Police memorial honors fallen
Published 5:39 pm Friday, May 19, 2017
Local law enforcement officers recently honored their fallen brethren Wednesday during the 20th annual memorial service, held at LBW’s Wendell Mitchell Conference Center.
The Greenville Police Department honored officers George Bryan, Joe Herring and Gary Wayne Heath, in addition to the recently discovered heroic efforts of W.G. Daniel, who was killed in the line of duty in 1916.
The Butler County Sheriff’s Office similarly recognized the sacrifices of deputies John T. Sanders Sr., William Henry Barganier, Charles Sims and Tim Williams, who all gave their lives in the line of duty.
But Wednesday wasn’t reserved for solely remembering the fallen, as Greenville police chief Justin Lovvorn bestowed a number of honors to current officers serving the department.
A special presentation was made to Matthew Sipper, Josh Womack, Andrew Beck, Chase Little and Joseph Disney. The five officers assisted in the apprehension of a suspected violent felon on Grayson Street, who had already shot a victim at another location, late last year.
“The suspect attacked officers who were trying to secure a perimeter outside of a house on Grayson Street,” Lovvorn said. “He began firing shots from the window at the officers outside.
“These officers showed extreme bravery, courage and professionalism by continuing to hold their position, preventing innocent civilians from getting in harm’s way and preventing the suspect from fleeing the house even while they were under fire. The officers that night were essential in the positive outcome that ended in the suspect being taken into custody.”
Sgt. Tyquawn Gray was awarded the Gary Wayne Heath Education Award for his positive presence as a resource officer at Greenville Middle School.
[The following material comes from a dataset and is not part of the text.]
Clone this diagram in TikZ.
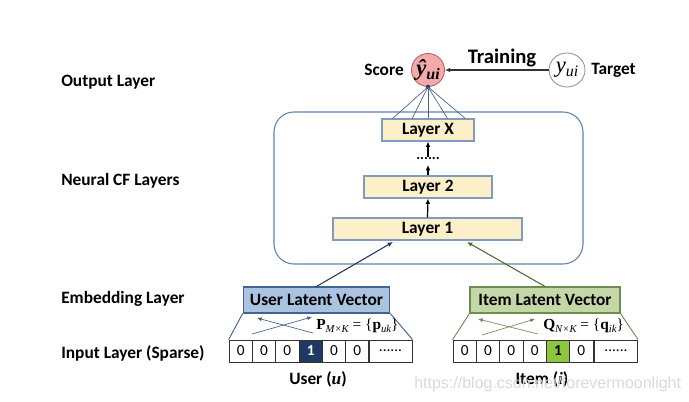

“He has a background in boxing that he uses to teach both kids and adults in his own time,” Lovvorn said. “This offers an opportunity for anyone to participate in a productive and positive use of their time and energy as opposed to getting in trouble.”
Josh Womack was named Officer of the Year and, according to Lovvorn, this year’s decision was easier than most.
“Each shift in each division nominates and officer of their choosing, and then the officers selected from that group of names,” he said. “Almost every shift and division nominated the same person. It was not a hard choice to make after that.
“This individual is one of the most professional and dedicated officers I’ve ever known. He arrives early for his shift, and he’s one of the hardest workers while he’s there. He’s one of those people that you can count on. If we’re short on manpower and need someone to work overtime, he is the first name you think of. He truly loves his job, and he cares about the people he serves. He is one of those individuals who is making a difference in this world because he believes in himself and his profession.”
Alabama’s newly appointed attorney general, Steve Marshall, served as the event’s keynote speaker, and during his address he proclaimed his admiration of law enforcement serving in Butler County and beyond.
“The greatest professional privilege that I’ve ever been given is to work directly with those people who wear badges every day when they come to work,” Marshall said.
“Every day they leave their homes, and they say goodbye to their family members without a guarantee that they’re going to return home. Today, we acknowledge that sacrifice, as we know there are officers throughout this community, throughout this state and throughout this country who didn’t make it home.”
Marshall cited a rising number of law enforcement deaths from 2016 to 2017, noting three recent incidents: Kenneth Bettis, a resource officer who was stabbed during a dispute with an inmate; Levy Pettway, who lost his life in a vehicle crash; and Thomas Price, who suffered a heart attack on duty.
“As a prosecutor, it has been my greatest honor to stand with law enforcement today,” Marshall said.
“And as attorney general, I make you this pledge—I will do everything I can to make ensure that you have the resources to do your job, and most importantly, that your stories are told to communities throughout this state.”